The Volunteer/Admin Backend: A streamlined interface enabling dozens of volunteers to efficiently track applicant progress, review work, communicate, and identify those needing support, while maintaining privacy and appropriate access levels.
The design was intentionally kept simple to facilitate implementation by the junior development team, ensuring feasibility within our resource constraints.
The Results: Transforming CYF's Reach & Impact (Resolution)
The project was an immediate and resounding success, fundamentally changing CYF's operational capacity and impact:
Massive Scalability: Application capacity exploded from managing dozens manually to thousands digitally. For example, the April 2025 cohort (now for the renamed "Intro to Digital" pathway) saw nearly 2,500 registrations.
Data-Driven Insights: The backend enabled CYF to model conversion funnels for the first time, predicting cohort intake based on registration and early engagement metrics.

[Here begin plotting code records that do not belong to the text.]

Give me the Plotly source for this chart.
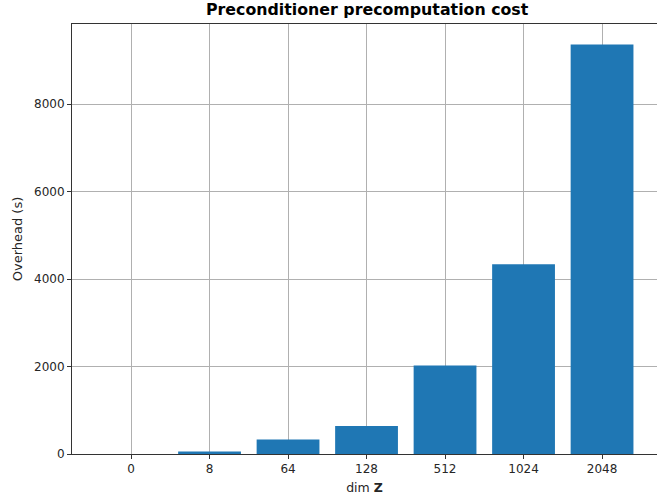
import plotly.graph_objects as go

categories = ["0", "8", "64", "128", "512", "1024", "2048"]
overhead = [0, 60, 330, 638, 2025, 4340, 9368]
y_ticks = [0, 2000, 4000, 6000, 8000]

fig = go.Figure()
fig.add_trace(go.Bar(
    x=list(range(len(categories))), y=overhead,
    width=0.8, marker=dict(color="#1f77b4", line=dict(width=0)),
))

axis_common = dict(
    showline=True, linecolor="#333333", linewidth=1,
    ticks="outside", ticklen=4, tickcolor="#333333", tickwidth=1,
    showgrid=True, gridcolor="#b0b0b0", gridwidth=1,
    zeroline=False, layer="above traces",
    tickfont=dict(family="DejaVu Sans", size=12, color="#262626"),
)
fig.update_xaxes(
    **axis_common, mirror=True, range=[-0.752, 6.70],
    tickvals=list(range(len(categories))), ticktext=categories,
    title=dict(text="dim <b>Z</b>", font=dict(family="DejaVu Sans", size=12.5, color="#262626"), standoff=7),
)
fig.update_yaxes(
    **axis_common, mirror=False, range=[0, 9836], tickvals=y_ticks,
    title=dict(text="Overhead (s)", font=dict(family="DejaVu Sans", size=13, color="#262626"), standoff=8),
)
fig.update_layout(
    width=658, height=502,
    margin=dict(l=72, r=1, t=24, b=48),
    paper_bgcolor="white", plot_bgcolor="white",
    showlegend=False,
    title=dict(text="<b>Preconditioner precomputation cost</b>", x=0.558, xanchor="center",
               y=0.993, yanchor="top",
               font=dict(family="DejaVu Sans", size=15.8, color="black")),
)
fig.write_html(
    "out.html",
    config={"displayModeBar": False},
    post_script="document.body.style.margin='0';document.body.style.overflow='hidden';",
)
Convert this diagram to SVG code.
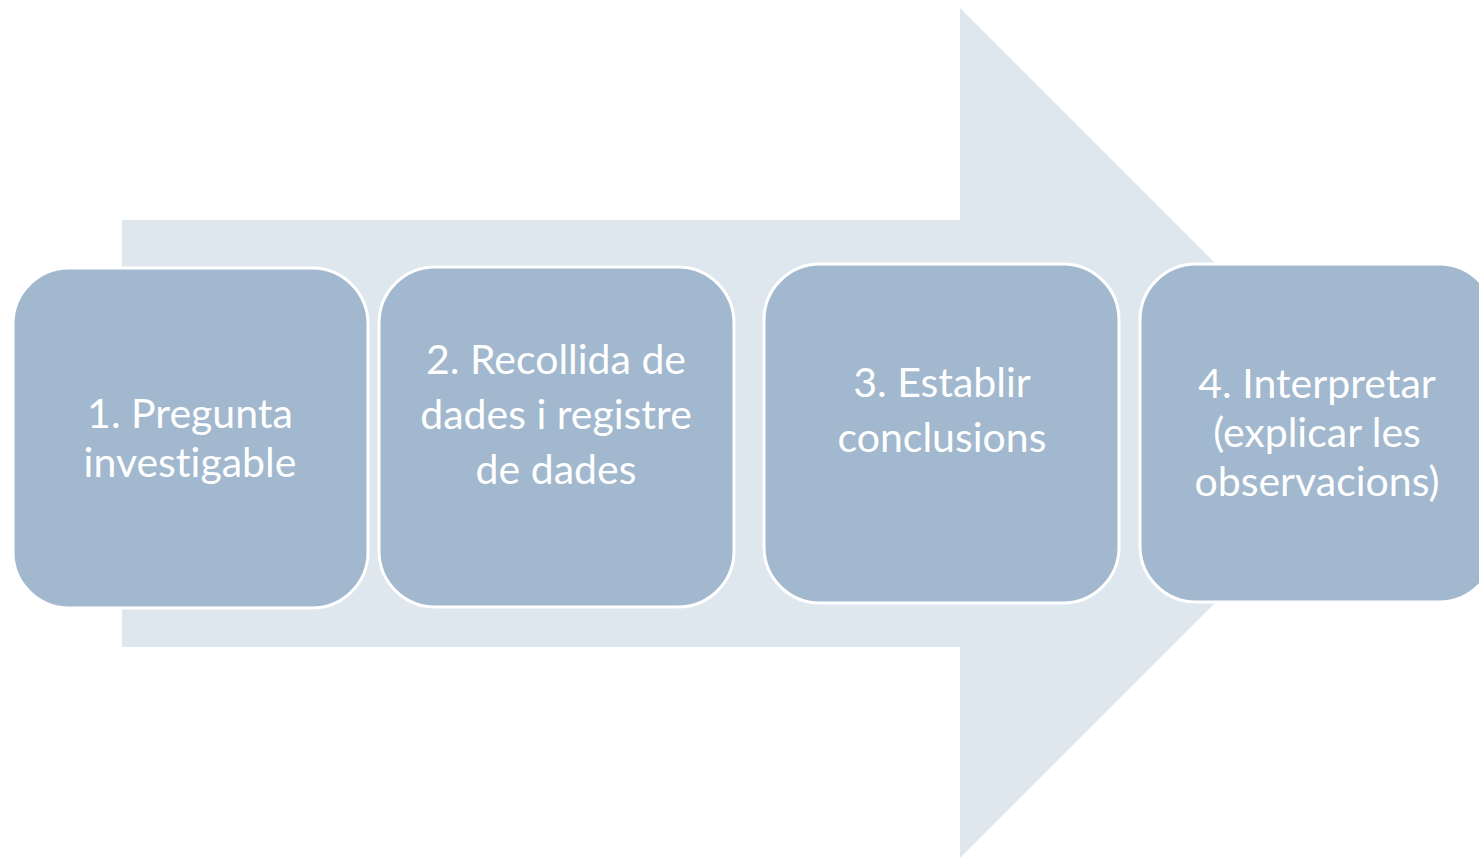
<svg xmlns="http://www.w3.org/2000/svg" width="1479" height="859" viewBox="0 0 1479 859">
<style>
.box{fill:#A2B8CE;stroke:#FFFFFF;stroke-width:3}
.lbl{font-family:Lato,"Open Sans","Liberation Sans",sans-serif;font-size:41px;fill:#FFFFFF;text-anchor:middle;font-variant-ligatures:none;font-feature-settings:"liga" 0}
</style>
<rect width="1479" height="859" fill="#FFFFFF"/>
<g id="connectors">
<polygon id="arrow" points="122,220 960,220 960,8 1385,433 960,858 960,647 122,647" fill="#DEE6EE"/>
</g>
<g id="node1">
<rect class="box" x="13" y="268" width="355" height="340" rx="56" ry="56"/>
<text class="lbl" x="190" y="428">1. Pregunta</text>
<text class="lbl" x="190" y="477">investigable</text>
</g>
<g id="node2">
<rect class="box" x="379" y="267" width="355" height="340" rx="56" ry="56"/>
<text class="lbl" x="556" y="374">2. Recollida de</text>
<text class="lbl" x="556" y="429">dades i registre</text>
<text class="lbl" x="556" y="484">de dades</text>
</g>
<g id="node3">
<rect class="box" x="764" y="264" width="355" height="339" rx="56" ry="56"/>
<text class="lbl" x="942" y="397">3. Establir</text>
<text class="lbl" x="942" y="452">conclusions</text>
</g>
<g id="node4">
<rect class="box" x="1140" y="264" width="355" height="338" rx="56" ry="56"/>
<text class="lbl" x="1317" y="398">4. Interpretar</text>
<text class="lbl" x="1317" y="447">(explicar les</text>
<text class="lbl" x="1317" y="496">observacions)</text>
</g>
</svg>
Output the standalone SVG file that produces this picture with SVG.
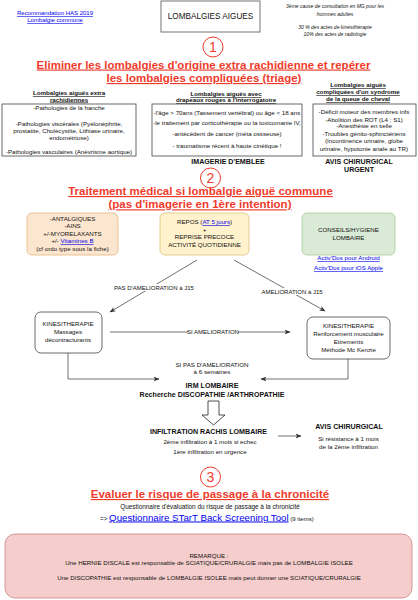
<svg xmlns="http://www.w3.org/2000/svg" width="418" height="600" viewBox="0 0 418 600">
<style>
text{font-family:"Liberation Sans",Arial,sans-serif;fill:#111;}
.t{font-size:6.2px;text-anchor:middle;}
.b{font-weight:bold;}
.u{text-decoration:underline;}
.lk{fill:#0000ee;text-decoration:underline;}
.h{font-size:11.5px;font-weight:bold;fill:#ef3b2c;text-anchor:middle;text-decoration:underline;}
.it{font-size:5px;font-style:italic;text-anchor:middle;}
.num{font-size:14px;fill:#ef3b2c;text-anchor:middle;}
.circ{fill:#fff;stroke:#ef3b2c;stroke-width:1;}
.box{fill:#fff;stroke:#444;stroke-width:0.8;}
.c{fill:none;stroke:#333;stroke-width:0.7;}
.lbl{fill:#fff;}
</style>
<defs>
<marker id="ar" viewBox="0 0 10 10" refX="9" refY="5" markerWidth="6" markerHeight="6" markerUnits="userSpaceOnUse" orient="auto">
<path d="M0,1 L10,5 L0,9 L2.5,5 Z" fill="#333"/>
</marker>
</defs>
<rect width="418" height="600" fill="#fff"/>

<g id="header">
<text class="t lk" x="55" y="15" style="font-size:6px">Recommandation HAS 2019</text>
<text class="t lk" x="55" y="22" style="font-size:6px">Lombalgie commune</text>
</g>
<g id="title">
<rect x="161" y="1" width="99" height="31" fill="#fff" stroke="#666" stroke-width="0.9"/>
<text class="t" x="210.5" y="19" style="font-size:8.2px">LOMBALGIES AIGUES</text>
</g>
<g id="stats">
<text class="it" x="335" y="8">3ème cause de consultation en MG pour les</text>
<text class="it" x="335" y="15.8">hommes adultes</text>
<text class="it" x="335" y="29">30 % des actes de kinésithérapie</text>
<text class="it" x="335" y="36">10% des actes de radiologie</text>
</g>

<g id="step1">
<circle class="circ" cx="213" cy="47" r="10"/>
<text class="num" x="213" y="52">1</text>
<text class="h" x="203.5" y="68.5">Eliminer les lombalgies d'origine extra rachidienne et repérer</text>
<text class="h" x="204" y="82">les lombalgies compliquées (triage)</text>
</g>

<g id="extra-rachidiennes">
<text class="t b u" x="69" y="95.3">Lombalgies aiguës extra</text>
<text class="t b u" x="69" y="101.5">rachidiennes</text>
<rect class="box" x="2" y="104" width="134" height="52"/>
<text class="t" x="69" y="110.4">-Pathologies de la hanche</text>
<text class="t" x="69" y="125.5">-Pathologies viscérales (Pyélonéphrite,</text>
<text class="t" x="69" y="132.8">prostatite, Cholécystite, Lithiase urinaire,</text>
<text class="t" x="69" y="139.6">endométriose)</text>
<text class="t" x="69" y="154">-Pathologies vasculaires (Anévrisme aortique)</text>
</g>

<g id="drapeaux-rouges">
<text class="t b u" x="226" y="96.3">Lombalgies aiguës avec</text>
<text class="t b u" x="226" y="102.4">drapeaux rouges à l'interrogatoire</text>
<rect class="box" x="152" y="104" width="150" height="52"/>
<text class="t" x="227" y="115.3">-l'âge &gt; 70ans (Tassement vertébral) ou âge &lt; 18 ans</text>
<text class="t" x="227" y="125.3">-le traitement par corticothérapie ou la toxicomanie IV,</text>
<text class="t" x="227" y="136.3">-antécédent de cancer (méta ossseuse)</text>
<text class="t" x="227" y="148.3">- traumatisme récent à haute cinétique !</text>
<text class="t b" x="228" y="163.5" style="font-size:7.1px">IMAGERIE D'EMBLEE</text>
</g>

<g id="queue-de-cheval">
<text class="t b u" x="358" y="87.3">Lombalgies aiguës</text>
<text class="t b u" x="358" y="94.3">compliquées d'un syndrome</text>
<text class="t b u" x="358" y="101.3">de la queue de cheval</text>
<rect class="box" x="313" y="104" width="103" height="52"/>
<text class="t" x="364" y="114.4">-Déficit moteur des membres infs</text>
<text class="t" x="364" y="121.5">-Abolition des ROT (L4 ; S1)</text>
<text class="t" x="364" y="128.4">-Anesthésie en selle</text>
<text class="t" x="364" y="135.5">-Troubles génito-sphinctériens</text>
<text class="t" x="364" y="143">(Incontinence urinaire, globe</text>
<text class="t" x="364" y="150.5">urinaire, hypotonie anale au TR)</text>
<text class="t b" x="359" y="163.5" style="font-size:7.1px">AVIS CHIRURGICAL</text>
<text class="t b" x="359" y="171.5" style="font-size:7.1px">URGENT</text>
</g>

<g id="step2">
<circle class="circ" cx="210.5" cy="178" r="10"/>
<text class="num" x="210.5" y="183">2</text>
<text class="h" x="200.5" y="195">Traitement médical si lombalgie aiguë commune</text>
<text class="h" x="200" y="208.3">(pas d'imagerie en 1ère intention)</text>
</g>

<g id="medicaments">
<rect x="27" y="213" width="91" height="42" rx="5" fill="#fde6cf" stroke="#e3b67f" stroke-width="0.8"/>
<text class="t" x="72.5" y="221.2">-ANTALGIQUES</text>
<text class="t" x="72.5" y="228.4">-AINS</text>
<text class="t" x="72.5" y="236.2">+/-MYORELAXANTS</text>
<text class="t" x="72.5" y="243.4">+/- <tspan class="lk">Vitamines B</tspan></text>
<text class="t" x="72.5" y="251.2">(cf ordo type sous la fiche)</text>
</g>

<g id="repos">
<rect x="160" y="213" width="89" height="42" rx="5" fill="#fff2cc" stroke="#dcc27a" stroke-width="0.8"/>
<text class="t" x="204.5" y="224.4">REPOS (<tspan class="lk">AT 5 jours</tspan>)</text>
<text class="t" x="204.5" y="231.8">+</text>
<text class="t" x="204.5" y="239.4">REPRISE PRECOCE</text>
<text class="t" x="204.5" y="247.2">ACTIVITÉ QUOTIDIENNE</text>
</g>

<g id="conseils">
<rect x="302" y="213" width="93" height="42" rx="5" fill="#d9ead6" stroke="#a9cc98" stroke-width="0.8"/>
<text class="t" x="348.5" y="232.2">CONSEILS/HYGIENE</text>
<text class="t" x="348.5" y="240">LOMBAIRE</text>
<text class="t lk" x="348.5" y="260.4">Activ'Dos pour Android</text>
<text class="t lk" x="348.5" y="270.4">Activ'Dos pour iOS Apple</text>
</g>

<g id="connectors">
<path class="c" d="M197,260 L110,312" marker-end="url(#ar)"/>
<path class="c" d="M234,260 L325,311" marker-end="url(#ar)"/>
<path class="c" d="M110,332 L290,332" marker-end="url(#ar)"/>
<path class="c" d="M68,353 L68,379 L159,379" marker-end="url(#ar)"/>
<path class="c" d="M348,359 L348,379 L261,379" marker-end="url(#ar)"/>
<path class="c" d="M278,436 L301,436" marker-end="url(#ar)"/>
<rect class="lbl" x="112" y="284" width="84" height="7"/>
<text class="t" x="154" y="290" style="font-size:6px">PAS D'AMELIORATION à J15</text>
<rect class="lbl" x="259" y="288" width="66" height="7"/>
<text class="t" x="292" y="294.2" style="font-size:6px">AMELIORATION à J15</text>
<rect class="lbl" x="188" y="329" width="50" height="6"/>
<text class="t" x="213" y="334.2" style="font-size:6px">SI AMELIORATION</text>
</g>

<g id="kine-massages">
<rect class="box" x="35" y="312" width="67" height="41" rx="6"/>
<text class="t" x="68" y="326.4">KINESITHERAPIE</text>
<text class="t" x="68" y="334.4">Massages</text>
<text class="t" x="68" y="342.2">décontracturants</text>
</g>

<g id="kine-renforcement">
<rect class="box" x="307" y="317" width="83" height="42" rx="6"/>
<text class="t" x="348.5" y="328.2">KINESITHERAPIE</text>
<text class="t" x="348.5" y="335.5">Renforcement musculaire</text>
<text class="t" x="348.5" y="343.9">Etirements</text>
<text class="t" x="348.5" y="351.5">Méthode Mc Kenzie</text>
</g>

<g id="irm">
<text class="t" x="212" y="367.2">SI PAS D'AMELIORATION</text>
<text class="t" x="212" y="374.4">à 6 semaines</text>
<text class="t b" x="212" y="387.6" style="font-size:7.1px">IRM LOMBAIRE</text>
<text class="t b" x="212" y="396.6" style="font-size:7.1px">Recherche DISCOPATHIE /ARTHROPATHIE</text>
<polygon points="208,401 219,401 219,415 225,415 213.5,425 202,415 208,415" fill="#fff" stroke="#222" stroke-width="0.8"/>
</g>

<g id="infiltration">
<text class="t b" x="208.5" y="433.6" style="font-size:7.1px">INFILTRATION RACHIS LOMBAIRE</text>
<text class="t" x="210" y="444.2">2ème infiltration à 1 mois si echec</text>
<text class="t" x="210" y="454.2">1ère infiltration en urgence</text>
</g>

<g id="avis-chirurgical">
<text class="t b" x="349" y="428.6" style="font-size:7.1px">AVIS CHIRURGICAL</text>
<text class="t" x="348.5" y="441.4">Si résistance à 1 mois</text>
<text class="t" x="348.5" y="449.4">de la 2ème infiltration</text>
</g>

<g id="step3">
<circle class="circ" cx="210.5" cy="477" r="10"/>
<text class="num" x="210.5" y="482">3</text>
<text class="h" x="210" y="498">Evaluer le risque de passage à la chronicité </text>
<text class="t" x="210" y="509.3" style="font-size:6.4px">Questionnaire d'évaluation du risque de passage à la chronicité</text>
<text x="100" y="520.5" style="font-size:6.3px">=&gt; <tspan class="lk" style="font-size:9.7px">Questionnaire STarT Back Screening Tool</tspan> <tspan style="font-size:6px">(9 items)</tspan></text>
</g>

<g id="remarque">
<rect x="5" y="534" width="407" height="64" rx="10" fill="#f4cdcc" stroke="#c98583" stroke-width="0.8"/>
<text class="t" x="209" y="558">REMARQUE :</text>
<text class="t" x="209" y="564.6">Une HERNIE DISCALE est responsable de SCIATIQUE/CRURALGIE mais pas de LOMBALGIE ISOLEE</text>
<text class="t" x="209" y="579.6">Une DISCOPATHIE est responsable de LOMBALGIE ISOLEE mais peut donner une SCIATIQUE/CRURALGIE</text>
</g>
</svg>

We could now see that 80% of those who took completed the first step were likely to complete the full course.
Targeted Interventions: Tracking data revealed key success factors. We observed workshop attendees had significantly higher completion rates. This insight led to adding a "Workshop Attended" tracker in the backend, allowing volunteers to proactively encourage non-attendees.
Improved Efficiency: Radically reduced manual administrative overhead for CYF staff and streamlined the review process for volunteers.
We saved hundreds of hours of administrative time per cohort.
Team Success: The two junior designers gained invaluable experience and both secured design jobs shortly after, using this project in their portfolios. Many junior developers involved also launched successful tech careers.
Sustainable Platform: The system remains in use today, continuously supporting CYF's mission and providing a live project environment for graduates gaining development experience.
This project demonstrated the power of user-centred design to solve critical operational challenges while enabling and amplifying our core mission - while fostering emerging talent.